Os trabalhadores não tinham acesso a nenhum tipo de Equipamento de
Proteção Individual (EPI). "A maioria dos carvoeiros trabalhava apenas
de bermudas e chinelos, mesmo estando expostos ao calor intenso, à
fumaça e à fuligem produzidas pela produção e remoção do carvão",
detalha Roberto. Nenhum dos operadores de motosserras e de tratores
possuía capacitação.
As vítimas estavam submetidas a uma jornada exaustiva de trabalho,
sem descanso semanal renumerado. Trabalhavam de segunda a segunda,
inclusive aos domingos. "Além desse quadro de condições desumanas e
falta de segurança, os empregados não tinham direito a 13º salário,
férias, depósito do Fundo de Garantia pelo Tempo de Serviço (FGTS). Com
isso, perdiam a contagem do tempo de serviço para aposentadoria",
explica Roberto. A maior parte dos trabalhadores também não tinha suas
Carteiras de Trabalho e da Previdência Social (CTPS) assinadas.
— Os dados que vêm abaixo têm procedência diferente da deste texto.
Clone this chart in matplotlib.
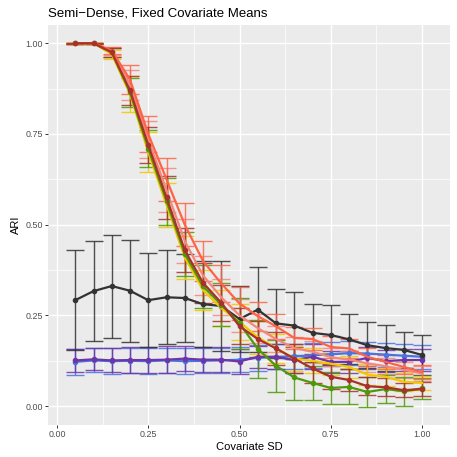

Além das infrações à legislação trabalhista, também foram detectadas
infrações ambientais. Os fiscais verificaram que duas carvoarias
funcionavam sem autorização e que nenhuma das mais de dez motosserras
tinha licença do órgão ambiental responsável. Houve registro de
queimadas irregulares após a derrubada do Cerrado. Durante a operação, o
Ministério do Trabalho e Emprego (MTE) informou a Agência Ambiental de
Goiás sobre as irregularidades e solicitou a presença de representantes
no local, mas até o fim da fiscalização ninguém do órgão estadual
compareceu.
No total, os trabalhadores resgatados receberam mais de R$ 200 mil
referentes às verbas rescisórias. Além disso, receberão três parcelas de
Seguro-Desemprego do Trabalhador Resgatado, no valor de um salário
mínimo cada. Todas as carvoarias foram interditadas. Assim como todas as
atividades de desmatamento e de retirada de lenha.
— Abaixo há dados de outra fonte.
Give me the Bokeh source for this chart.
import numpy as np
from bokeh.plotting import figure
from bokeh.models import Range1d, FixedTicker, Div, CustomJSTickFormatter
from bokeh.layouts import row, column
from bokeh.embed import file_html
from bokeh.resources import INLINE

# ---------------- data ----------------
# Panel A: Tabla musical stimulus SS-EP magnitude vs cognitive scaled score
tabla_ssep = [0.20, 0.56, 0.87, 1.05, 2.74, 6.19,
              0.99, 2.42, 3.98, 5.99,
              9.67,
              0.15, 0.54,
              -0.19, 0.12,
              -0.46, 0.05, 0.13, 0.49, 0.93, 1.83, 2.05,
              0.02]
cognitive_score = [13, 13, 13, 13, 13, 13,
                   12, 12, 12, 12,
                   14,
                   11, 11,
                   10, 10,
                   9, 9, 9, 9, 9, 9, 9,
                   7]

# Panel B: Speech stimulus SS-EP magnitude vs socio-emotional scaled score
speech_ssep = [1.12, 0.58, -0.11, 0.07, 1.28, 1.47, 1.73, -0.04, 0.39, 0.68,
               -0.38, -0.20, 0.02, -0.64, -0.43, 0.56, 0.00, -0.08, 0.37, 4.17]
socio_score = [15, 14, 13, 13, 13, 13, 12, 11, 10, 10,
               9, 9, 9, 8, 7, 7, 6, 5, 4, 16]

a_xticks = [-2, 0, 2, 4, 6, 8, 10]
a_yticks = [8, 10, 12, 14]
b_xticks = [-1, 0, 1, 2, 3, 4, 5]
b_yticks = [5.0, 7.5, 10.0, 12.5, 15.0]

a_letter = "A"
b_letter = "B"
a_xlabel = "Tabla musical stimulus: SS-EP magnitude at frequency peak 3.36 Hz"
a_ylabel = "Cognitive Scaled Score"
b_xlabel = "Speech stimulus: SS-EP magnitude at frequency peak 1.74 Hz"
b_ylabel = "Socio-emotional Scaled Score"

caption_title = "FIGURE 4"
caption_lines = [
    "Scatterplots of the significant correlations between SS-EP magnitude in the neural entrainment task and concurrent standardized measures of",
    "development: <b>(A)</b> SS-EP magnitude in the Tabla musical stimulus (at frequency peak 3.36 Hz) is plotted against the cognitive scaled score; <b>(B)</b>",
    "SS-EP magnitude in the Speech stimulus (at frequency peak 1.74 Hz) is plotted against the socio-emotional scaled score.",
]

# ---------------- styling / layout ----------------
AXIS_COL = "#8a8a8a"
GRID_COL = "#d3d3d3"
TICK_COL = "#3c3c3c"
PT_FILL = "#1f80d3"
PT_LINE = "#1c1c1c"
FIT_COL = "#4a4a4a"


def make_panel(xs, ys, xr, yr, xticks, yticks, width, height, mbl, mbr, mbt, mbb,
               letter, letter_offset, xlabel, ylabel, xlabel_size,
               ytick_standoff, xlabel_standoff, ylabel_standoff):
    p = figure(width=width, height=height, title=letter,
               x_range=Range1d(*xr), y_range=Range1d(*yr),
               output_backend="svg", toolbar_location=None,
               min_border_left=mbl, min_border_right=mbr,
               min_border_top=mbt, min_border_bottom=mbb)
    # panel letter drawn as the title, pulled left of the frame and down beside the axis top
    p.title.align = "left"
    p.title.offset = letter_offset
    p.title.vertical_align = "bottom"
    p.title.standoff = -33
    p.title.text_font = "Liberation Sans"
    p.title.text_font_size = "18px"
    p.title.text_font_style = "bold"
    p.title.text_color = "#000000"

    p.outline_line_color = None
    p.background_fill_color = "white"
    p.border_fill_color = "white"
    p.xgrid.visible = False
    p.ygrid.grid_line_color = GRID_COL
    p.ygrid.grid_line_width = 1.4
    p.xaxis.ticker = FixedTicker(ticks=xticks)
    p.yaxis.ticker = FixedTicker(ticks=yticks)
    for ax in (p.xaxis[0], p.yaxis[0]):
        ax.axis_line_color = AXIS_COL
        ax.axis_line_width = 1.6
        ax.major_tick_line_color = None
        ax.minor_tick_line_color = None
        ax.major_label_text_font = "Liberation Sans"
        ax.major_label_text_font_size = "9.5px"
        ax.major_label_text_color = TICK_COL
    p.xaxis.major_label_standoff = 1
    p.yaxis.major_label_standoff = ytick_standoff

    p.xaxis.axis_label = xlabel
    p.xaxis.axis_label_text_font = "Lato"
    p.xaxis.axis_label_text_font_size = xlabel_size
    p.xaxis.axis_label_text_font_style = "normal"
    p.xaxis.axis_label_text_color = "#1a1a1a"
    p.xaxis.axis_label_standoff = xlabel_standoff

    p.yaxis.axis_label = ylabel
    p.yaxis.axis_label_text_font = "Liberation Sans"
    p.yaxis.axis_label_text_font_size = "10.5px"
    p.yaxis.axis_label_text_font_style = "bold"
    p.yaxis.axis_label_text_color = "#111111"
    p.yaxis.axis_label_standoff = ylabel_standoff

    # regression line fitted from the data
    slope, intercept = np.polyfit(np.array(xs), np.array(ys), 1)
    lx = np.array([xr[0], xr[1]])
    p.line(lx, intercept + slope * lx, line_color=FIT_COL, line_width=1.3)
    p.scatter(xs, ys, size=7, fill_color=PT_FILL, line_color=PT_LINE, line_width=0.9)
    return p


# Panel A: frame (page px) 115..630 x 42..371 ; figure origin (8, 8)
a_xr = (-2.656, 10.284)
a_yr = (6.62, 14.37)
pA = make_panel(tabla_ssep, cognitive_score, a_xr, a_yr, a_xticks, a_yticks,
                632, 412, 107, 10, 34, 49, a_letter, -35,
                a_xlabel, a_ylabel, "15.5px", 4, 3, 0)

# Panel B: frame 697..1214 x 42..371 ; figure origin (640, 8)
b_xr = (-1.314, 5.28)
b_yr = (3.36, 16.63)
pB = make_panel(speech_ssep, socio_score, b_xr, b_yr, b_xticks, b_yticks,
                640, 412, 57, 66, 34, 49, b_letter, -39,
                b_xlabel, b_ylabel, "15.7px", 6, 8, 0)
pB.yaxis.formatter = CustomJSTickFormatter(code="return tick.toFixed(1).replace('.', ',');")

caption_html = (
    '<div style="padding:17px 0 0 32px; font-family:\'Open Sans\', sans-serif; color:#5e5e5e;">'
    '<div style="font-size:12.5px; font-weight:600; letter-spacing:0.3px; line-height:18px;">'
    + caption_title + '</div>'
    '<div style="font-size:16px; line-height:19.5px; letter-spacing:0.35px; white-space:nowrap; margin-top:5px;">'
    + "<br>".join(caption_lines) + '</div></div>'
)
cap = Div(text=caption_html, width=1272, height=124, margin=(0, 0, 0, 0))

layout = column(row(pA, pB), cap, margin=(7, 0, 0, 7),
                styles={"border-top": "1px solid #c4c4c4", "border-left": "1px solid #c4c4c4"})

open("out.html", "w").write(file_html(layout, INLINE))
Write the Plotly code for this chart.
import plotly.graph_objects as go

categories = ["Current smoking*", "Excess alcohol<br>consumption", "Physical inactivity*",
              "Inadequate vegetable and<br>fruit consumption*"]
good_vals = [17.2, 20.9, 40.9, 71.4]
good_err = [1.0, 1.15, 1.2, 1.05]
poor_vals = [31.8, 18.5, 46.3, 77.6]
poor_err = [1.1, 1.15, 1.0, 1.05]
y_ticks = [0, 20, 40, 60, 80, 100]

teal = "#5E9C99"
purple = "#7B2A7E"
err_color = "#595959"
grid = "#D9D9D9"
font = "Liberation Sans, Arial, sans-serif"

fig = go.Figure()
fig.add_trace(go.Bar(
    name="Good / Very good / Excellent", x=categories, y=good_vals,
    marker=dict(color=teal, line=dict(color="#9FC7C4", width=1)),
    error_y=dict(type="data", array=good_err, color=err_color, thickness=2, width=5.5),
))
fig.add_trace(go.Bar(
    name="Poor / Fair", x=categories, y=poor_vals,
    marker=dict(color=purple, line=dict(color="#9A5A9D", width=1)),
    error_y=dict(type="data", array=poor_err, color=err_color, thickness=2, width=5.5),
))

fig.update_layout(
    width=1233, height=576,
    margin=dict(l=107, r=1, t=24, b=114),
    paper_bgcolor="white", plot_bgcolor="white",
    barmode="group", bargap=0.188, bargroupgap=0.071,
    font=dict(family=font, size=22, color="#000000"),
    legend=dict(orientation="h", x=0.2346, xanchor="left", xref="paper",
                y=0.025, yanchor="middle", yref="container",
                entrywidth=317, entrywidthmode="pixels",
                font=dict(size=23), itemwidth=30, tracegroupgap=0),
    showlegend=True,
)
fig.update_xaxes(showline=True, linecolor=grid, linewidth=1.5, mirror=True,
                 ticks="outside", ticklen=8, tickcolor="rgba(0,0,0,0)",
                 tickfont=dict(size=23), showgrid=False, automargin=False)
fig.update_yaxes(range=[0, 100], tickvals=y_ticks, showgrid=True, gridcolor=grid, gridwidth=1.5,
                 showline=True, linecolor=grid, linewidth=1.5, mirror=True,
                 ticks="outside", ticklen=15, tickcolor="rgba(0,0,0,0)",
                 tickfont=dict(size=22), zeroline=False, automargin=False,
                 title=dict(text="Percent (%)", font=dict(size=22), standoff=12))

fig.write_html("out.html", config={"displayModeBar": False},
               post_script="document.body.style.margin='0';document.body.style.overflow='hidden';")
"Os proprietários das fazendas receberam várias autuações e poderão,
ao final dos processos administrativos onde lhes serão garantidos o
contraditório e a ampla defesa, ter seus nomes incluídos na lista de
empregadores que submetem trabalhadores à condição análoga à de escravo,
conhecida como ´lista suja´. Isso sem falar em possíveis implicações
criminais, uma vez que o fato é tipificado como crime pelo Artigo 149,
do Código Penal Brasileiro", adiciona o auditor fiscal do trabalho
Roberto Mendes.
De acordo com ele, a produção artesanal de carvão vegetal constitui
uma atividade de grande risco à saúde e integridade física do
trabalhador. "A atividade requer uma série de medidas preventivas por
parte dos empreendedores, os quais devem sempre procurar assistência
técnica de profissionais da área de segurança e saúde no trabalho".
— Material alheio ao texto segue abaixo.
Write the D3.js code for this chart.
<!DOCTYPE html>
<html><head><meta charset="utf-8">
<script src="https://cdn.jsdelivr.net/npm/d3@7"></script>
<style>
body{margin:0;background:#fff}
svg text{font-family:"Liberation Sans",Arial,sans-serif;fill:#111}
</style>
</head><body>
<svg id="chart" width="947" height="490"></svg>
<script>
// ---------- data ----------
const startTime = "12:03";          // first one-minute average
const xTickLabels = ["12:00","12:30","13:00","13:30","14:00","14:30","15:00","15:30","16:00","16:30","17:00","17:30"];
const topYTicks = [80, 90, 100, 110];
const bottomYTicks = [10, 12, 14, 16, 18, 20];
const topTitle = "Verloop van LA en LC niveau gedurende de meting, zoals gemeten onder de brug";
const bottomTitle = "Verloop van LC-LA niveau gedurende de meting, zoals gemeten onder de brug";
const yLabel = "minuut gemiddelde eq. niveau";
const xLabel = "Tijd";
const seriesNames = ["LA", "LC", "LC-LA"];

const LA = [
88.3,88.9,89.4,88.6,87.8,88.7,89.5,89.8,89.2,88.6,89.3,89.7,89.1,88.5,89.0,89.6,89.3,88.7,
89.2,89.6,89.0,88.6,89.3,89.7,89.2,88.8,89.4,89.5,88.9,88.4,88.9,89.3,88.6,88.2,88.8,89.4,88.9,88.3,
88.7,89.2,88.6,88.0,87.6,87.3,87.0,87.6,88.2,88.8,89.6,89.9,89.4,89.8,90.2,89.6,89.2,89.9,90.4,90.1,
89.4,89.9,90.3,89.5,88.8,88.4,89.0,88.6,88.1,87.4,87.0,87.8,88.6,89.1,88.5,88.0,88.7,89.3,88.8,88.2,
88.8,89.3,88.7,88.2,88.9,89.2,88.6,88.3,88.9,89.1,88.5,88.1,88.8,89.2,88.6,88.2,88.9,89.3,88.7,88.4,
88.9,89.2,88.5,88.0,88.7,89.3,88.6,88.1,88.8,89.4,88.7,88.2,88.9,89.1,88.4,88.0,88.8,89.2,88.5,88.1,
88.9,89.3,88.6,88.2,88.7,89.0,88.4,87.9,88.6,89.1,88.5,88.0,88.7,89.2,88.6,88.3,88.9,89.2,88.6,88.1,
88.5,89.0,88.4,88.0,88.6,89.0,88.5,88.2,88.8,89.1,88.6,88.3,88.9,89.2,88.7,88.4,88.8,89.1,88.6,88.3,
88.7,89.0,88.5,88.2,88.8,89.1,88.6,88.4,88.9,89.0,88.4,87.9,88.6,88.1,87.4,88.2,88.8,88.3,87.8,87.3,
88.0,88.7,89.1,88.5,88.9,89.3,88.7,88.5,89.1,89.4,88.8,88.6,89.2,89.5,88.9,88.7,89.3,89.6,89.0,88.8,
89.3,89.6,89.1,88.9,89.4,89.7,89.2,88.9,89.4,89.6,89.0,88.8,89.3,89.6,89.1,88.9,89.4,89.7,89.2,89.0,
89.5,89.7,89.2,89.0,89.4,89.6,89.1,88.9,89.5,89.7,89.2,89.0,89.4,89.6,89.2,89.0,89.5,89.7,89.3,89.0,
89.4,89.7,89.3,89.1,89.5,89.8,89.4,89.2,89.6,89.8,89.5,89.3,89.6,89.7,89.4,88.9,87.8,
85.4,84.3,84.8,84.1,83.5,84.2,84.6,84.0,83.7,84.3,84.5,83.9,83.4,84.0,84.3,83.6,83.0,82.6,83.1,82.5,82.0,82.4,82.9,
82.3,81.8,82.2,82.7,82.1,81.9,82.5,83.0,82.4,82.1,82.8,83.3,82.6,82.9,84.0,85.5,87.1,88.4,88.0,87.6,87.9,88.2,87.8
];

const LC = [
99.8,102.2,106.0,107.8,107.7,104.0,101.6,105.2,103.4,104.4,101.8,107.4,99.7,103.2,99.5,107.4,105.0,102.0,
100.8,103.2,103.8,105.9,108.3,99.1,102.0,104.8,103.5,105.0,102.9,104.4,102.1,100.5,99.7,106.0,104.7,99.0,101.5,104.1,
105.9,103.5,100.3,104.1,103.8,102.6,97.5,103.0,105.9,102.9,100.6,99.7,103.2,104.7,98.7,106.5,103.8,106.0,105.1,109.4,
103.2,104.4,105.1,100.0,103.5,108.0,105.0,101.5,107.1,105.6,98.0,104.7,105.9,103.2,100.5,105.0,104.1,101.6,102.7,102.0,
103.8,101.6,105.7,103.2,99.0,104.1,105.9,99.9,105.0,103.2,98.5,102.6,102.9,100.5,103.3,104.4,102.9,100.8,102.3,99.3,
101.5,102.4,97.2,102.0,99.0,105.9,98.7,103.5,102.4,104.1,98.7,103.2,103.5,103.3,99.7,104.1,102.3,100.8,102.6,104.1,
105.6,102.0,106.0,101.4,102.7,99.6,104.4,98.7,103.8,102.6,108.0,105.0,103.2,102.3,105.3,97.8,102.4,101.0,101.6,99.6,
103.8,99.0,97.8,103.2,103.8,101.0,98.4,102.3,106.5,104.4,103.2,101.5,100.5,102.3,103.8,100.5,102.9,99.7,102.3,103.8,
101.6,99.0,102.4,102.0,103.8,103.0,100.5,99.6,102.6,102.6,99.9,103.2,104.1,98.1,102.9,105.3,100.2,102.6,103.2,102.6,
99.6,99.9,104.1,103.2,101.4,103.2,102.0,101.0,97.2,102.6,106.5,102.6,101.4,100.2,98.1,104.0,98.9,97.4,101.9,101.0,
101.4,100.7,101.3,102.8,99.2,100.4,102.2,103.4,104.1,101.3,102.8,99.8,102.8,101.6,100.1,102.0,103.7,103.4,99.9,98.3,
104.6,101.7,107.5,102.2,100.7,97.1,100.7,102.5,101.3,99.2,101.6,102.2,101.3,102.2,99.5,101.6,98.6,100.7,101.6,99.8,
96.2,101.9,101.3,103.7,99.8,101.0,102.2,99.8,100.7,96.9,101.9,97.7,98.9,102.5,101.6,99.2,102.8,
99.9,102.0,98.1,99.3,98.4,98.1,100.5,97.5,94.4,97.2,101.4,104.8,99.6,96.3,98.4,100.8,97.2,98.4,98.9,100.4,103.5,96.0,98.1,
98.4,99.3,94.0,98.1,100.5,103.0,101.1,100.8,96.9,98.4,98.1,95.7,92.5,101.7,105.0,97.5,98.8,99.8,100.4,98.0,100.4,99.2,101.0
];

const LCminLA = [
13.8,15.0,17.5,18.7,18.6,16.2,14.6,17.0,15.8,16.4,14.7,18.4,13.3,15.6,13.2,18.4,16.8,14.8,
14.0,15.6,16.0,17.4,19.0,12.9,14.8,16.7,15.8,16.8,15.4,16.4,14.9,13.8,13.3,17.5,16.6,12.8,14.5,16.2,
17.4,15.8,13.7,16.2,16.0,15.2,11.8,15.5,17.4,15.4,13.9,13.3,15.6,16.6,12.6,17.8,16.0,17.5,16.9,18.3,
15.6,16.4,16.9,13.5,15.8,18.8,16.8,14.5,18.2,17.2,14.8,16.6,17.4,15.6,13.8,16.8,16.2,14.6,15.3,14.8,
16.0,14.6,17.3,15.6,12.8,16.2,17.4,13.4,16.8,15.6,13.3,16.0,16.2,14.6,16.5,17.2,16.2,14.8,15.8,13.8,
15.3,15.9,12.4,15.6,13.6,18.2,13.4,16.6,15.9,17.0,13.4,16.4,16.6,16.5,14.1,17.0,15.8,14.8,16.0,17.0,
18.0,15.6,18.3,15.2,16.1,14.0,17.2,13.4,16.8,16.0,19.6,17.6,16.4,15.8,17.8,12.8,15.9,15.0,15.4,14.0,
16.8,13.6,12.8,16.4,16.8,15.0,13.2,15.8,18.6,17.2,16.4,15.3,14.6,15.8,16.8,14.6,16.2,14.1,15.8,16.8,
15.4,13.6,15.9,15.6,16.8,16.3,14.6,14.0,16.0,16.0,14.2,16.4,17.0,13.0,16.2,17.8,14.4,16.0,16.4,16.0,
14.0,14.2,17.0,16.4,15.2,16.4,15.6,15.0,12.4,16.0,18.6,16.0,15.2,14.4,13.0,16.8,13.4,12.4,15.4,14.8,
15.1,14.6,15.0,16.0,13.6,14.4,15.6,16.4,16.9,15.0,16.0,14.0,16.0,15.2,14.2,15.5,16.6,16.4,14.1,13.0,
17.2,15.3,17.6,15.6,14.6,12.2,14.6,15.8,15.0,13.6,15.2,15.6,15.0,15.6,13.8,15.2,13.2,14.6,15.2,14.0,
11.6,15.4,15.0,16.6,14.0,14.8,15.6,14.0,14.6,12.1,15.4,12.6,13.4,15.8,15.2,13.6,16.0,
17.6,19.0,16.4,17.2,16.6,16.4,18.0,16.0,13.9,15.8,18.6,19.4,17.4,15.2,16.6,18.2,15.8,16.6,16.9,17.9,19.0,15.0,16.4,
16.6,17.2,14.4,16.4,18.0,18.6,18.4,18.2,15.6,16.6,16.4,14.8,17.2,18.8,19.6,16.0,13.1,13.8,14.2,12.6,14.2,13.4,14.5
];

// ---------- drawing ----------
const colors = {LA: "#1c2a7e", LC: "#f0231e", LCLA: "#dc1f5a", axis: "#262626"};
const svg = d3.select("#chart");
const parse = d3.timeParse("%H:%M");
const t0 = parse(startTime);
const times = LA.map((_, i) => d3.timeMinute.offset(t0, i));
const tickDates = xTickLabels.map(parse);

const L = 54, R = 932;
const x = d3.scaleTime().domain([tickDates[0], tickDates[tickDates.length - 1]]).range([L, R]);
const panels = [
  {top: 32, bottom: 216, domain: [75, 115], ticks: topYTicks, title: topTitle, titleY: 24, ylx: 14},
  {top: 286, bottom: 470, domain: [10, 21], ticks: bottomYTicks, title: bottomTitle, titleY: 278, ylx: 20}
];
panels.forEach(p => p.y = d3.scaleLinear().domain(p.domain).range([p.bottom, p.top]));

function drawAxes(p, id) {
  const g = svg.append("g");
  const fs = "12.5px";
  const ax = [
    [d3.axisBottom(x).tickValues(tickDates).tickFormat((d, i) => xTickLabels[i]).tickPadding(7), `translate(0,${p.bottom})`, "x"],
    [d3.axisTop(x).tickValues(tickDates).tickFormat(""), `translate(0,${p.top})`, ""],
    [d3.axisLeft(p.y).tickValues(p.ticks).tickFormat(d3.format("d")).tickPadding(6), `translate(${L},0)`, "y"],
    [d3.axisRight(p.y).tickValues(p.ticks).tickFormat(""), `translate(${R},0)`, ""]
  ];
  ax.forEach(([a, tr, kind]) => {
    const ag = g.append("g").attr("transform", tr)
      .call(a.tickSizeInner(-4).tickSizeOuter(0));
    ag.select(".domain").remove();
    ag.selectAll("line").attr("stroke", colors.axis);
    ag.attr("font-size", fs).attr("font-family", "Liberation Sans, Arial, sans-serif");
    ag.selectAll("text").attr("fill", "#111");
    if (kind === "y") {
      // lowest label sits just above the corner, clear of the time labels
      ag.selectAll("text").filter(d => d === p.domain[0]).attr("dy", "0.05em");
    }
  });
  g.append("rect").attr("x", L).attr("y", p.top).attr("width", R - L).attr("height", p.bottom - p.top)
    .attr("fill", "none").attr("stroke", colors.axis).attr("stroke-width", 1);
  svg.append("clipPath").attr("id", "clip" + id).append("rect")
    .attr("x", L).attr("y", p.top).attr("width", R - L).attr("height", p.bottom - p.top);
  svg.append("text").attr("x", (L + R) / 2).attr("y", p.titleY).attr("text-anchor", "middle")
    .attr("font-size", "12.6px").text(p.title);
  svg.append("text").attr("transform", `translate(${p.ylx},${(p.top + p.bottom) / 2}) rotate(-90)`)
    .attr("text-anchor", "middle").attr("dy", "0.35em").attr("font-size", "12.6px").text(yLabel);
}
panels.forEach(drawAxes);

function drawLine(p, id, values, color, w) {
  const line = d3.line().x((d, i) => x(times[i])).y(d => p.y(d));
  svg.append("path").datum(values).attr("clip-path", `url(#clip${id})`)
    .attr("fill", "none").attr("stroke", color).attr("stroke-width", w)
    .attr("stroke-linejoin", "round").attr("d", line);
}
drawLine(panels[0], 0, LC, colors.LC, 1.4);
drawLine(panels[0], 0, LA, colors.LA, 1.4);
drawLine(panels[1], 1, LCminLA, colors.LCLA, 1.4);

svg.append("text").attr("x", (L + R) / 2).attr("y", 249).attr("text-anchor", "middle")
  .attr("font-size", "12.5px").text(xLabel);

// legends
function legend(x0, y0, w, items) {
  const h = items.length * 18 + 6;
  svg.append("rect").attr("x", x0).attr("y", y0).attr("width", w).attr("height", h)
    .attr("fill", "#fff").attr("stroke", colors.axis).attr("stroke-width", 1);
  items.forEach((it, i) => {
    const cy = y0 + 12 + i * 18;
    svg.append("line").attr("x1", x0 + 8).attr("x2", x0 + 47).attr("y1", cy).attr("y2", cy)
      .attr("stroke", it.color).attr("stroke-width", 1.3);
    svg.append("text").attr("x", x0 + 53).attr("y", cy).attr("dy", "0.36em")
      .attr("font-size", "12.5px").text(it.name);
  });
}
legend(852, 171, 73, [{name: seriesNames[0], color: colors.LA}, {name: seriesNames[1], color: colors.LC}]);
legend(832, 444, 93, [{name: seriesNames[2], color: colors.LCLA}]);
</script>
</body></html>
Em outra ação realizada em janeiro deste ano, a SRTE/GO interditou
várias carvoarias em cinco fazendas no município de Aporé (GO): Fazenda
Ranchinho (de Flávio Pascoa Teles de Menezes); Fazenda N. S. D´ Abadia
(de Benedicta Terezinha Pedrinho Baptista); Fazenda Furnas São Domingos
(de Manoel Domingos de Lima); Fazenda Orissanga (de Antônio Melhado
Sobrinho); e Fazenda Serra Verde (de Rosana Elisa Regatiere Magalhães).